Automating receipt processing with deep learning(nanonets.com) |
Automating receipt processing with deep learning(nanonets.com) |
However, this sort of "content marketing by tweaking submission titles to the same blog repeatedly" posting behaviour would be flagged to oblivion if done by a non-YCombinator funded company...
I think that once you go down the path of OCR'ing your own invoices, you better start a company around it.
Building a company that does only exactly one things, offer an API that takes a receipt as input and returns key/value, is enough.
Sure - there's good retro usage, I'd rather push for sellers to offer you digital receipts.
In fact, I already get that from my local supermarket. My bank card is registered to their app, so every time I swipe my card or scan my app (when paying with cash), I get a receipt on the app, which I can export.
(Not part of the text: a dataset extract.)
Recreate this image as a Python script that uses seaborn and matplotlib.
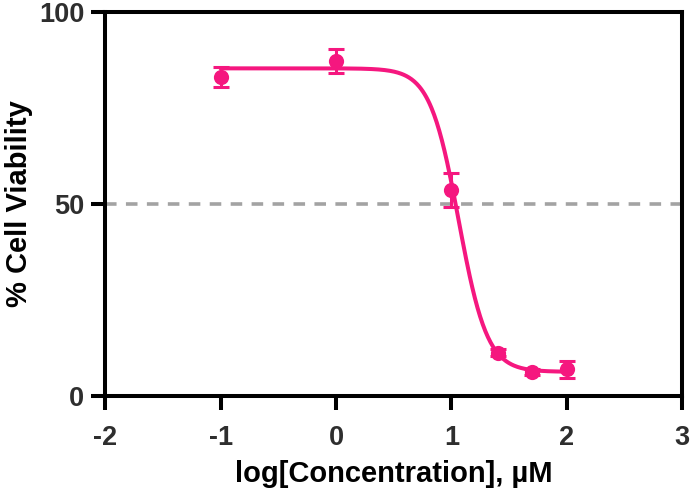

I remember back in college, over 10 years ago, this was a very hot topic. Receipt management was one of those entrepreneur ideas that would always pop up.
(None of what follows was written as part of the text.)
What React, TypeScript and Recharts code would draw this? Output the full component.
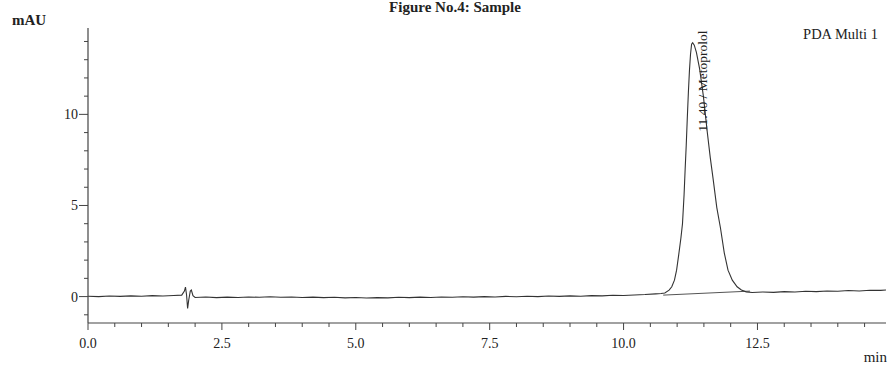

My wife has gotten very serious about optimizing the last hay penny out of our expenses, and I'd much rather build her our own receipt ingestion process than use a 3rd party who is reselling our data.
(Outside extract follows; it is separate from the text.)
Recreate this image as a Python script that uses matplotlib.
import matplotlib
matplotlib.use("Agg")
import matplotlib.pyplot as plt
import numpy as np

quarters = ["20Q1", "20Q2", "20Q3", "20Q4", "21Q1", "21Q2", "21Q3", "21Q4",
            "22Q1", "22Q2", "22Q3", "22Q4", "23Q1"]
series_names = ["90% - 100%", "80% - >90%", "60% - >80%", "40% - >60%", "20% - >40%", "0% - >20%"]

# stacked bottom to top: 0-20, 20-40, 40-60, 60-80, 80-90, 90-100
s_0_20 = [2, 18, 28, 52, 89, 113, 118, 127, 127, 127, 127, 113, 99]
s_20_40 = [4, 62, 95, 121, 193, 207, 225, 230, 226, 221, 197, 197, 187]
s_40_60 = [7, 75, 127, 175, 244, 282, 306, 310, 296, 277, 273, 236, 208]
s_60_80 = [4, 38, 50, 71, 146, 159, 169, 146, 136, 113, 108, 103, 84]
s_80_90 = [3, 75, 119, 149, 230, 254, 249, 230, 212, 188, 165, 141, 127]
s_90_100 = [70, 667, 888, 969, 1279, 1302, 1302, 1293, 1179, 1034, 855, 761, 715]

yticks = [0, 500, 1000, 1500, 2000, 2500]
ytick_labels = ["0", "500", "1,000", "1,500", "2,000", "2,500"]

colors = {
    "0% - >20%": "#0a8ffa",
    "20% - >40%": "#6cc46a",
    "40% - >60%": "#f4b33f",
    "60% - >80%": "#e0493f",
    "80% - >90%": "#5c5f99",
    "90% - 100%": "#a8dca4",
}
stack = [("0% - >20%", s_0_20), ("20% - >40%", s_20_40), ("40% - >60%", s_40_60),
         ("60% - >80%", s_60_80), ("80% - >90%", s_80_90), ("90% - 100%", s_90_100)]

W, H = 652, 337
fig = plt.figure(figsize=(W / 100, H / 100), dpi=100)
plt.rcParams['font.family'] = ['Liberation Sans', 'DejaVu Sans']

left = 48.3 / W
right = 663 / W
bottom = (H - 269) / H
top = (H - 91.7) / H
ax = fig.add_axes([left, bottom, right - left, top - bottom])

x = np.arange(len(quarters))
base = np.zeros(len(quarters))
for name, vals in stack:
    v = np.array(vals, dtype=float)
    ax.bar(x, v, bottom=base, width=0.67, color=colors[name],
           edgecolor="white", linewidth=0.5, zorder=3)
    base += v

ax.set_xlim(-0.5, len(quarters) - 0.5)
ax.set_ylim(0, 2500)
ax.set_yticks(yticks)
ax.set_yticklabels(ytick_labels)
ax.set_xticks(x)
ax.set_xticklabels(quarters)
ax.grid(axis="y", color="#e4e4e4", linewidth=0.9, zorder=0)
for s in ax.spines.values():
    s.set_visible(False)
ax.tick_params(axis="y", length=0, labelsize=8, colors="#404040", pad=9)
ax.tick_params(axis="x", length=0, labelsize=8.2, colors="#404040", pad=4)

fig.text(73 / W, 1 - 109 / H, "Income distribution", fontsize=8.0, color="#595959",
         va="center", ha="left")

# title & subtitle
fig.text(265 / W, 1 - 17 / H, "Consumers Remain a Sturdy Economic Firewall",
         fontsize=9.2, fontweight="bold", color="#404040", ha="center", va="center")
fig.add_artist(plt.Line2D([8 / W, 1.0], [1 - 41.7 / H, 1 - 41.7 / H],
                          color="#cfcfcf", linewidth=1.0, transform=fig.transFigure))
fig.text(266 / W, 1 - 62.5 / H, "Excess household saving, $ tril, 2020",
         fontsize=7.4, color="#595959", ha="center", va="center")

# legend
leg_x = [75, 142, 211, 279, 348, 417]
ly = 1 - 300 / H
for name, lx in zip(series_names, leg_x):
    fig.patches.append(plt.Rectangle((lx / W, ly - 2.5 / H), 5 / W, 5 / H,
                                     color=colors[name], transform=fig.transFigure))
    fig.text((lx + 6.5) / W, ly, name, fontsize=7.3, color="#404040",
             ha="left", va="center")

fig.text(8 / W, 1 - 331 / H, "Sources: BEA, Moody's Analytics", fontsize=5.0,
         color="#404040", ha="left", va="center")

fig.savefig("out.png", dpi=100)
Yeah, but see, I have this shiny hammer, and if I squint just right, everything looks like a nail!
The seasonal trends in the programmer world get kinda tiring after a while, and the people peddling the latest hot new thing equally so, such as this thinly veiled promo piece for nanonets.
In science, there's this concept of falsifiability. If a theory can't be disproven, it's automatically false. The same goes for technological evangelism. If no-one knows what a piece of tech is bad at, how the hell would you know if it's any good at anything, really? There are no panaceas, no one-tool-to-rule-them-all, no single piece of tech that will usher in a new golden age for programmerkind. They're just tools in a toolbox. Know what each tool is good at. Know what each tool is bad at. Don't forget your old tools, just because the newest tool is still very shiny.
Platitudes, I know, but still.
As standard OCR gets better and better, the room for specialized OCR solutions is becoming smaller.
That's great but why does this need to be an app? Why can't it be sent via email or have a website I can log into? I'm not downloading an app for every company I want to do business with.
if the need was there you'd already get a qr code to a shortlink to a rest api to fetch the data. existing tech, well defined behavior, augments existing data transfer without being incompatible with the current clients (the squishy humans)
Not surprising as it's one of the first things one runs into after starting a company.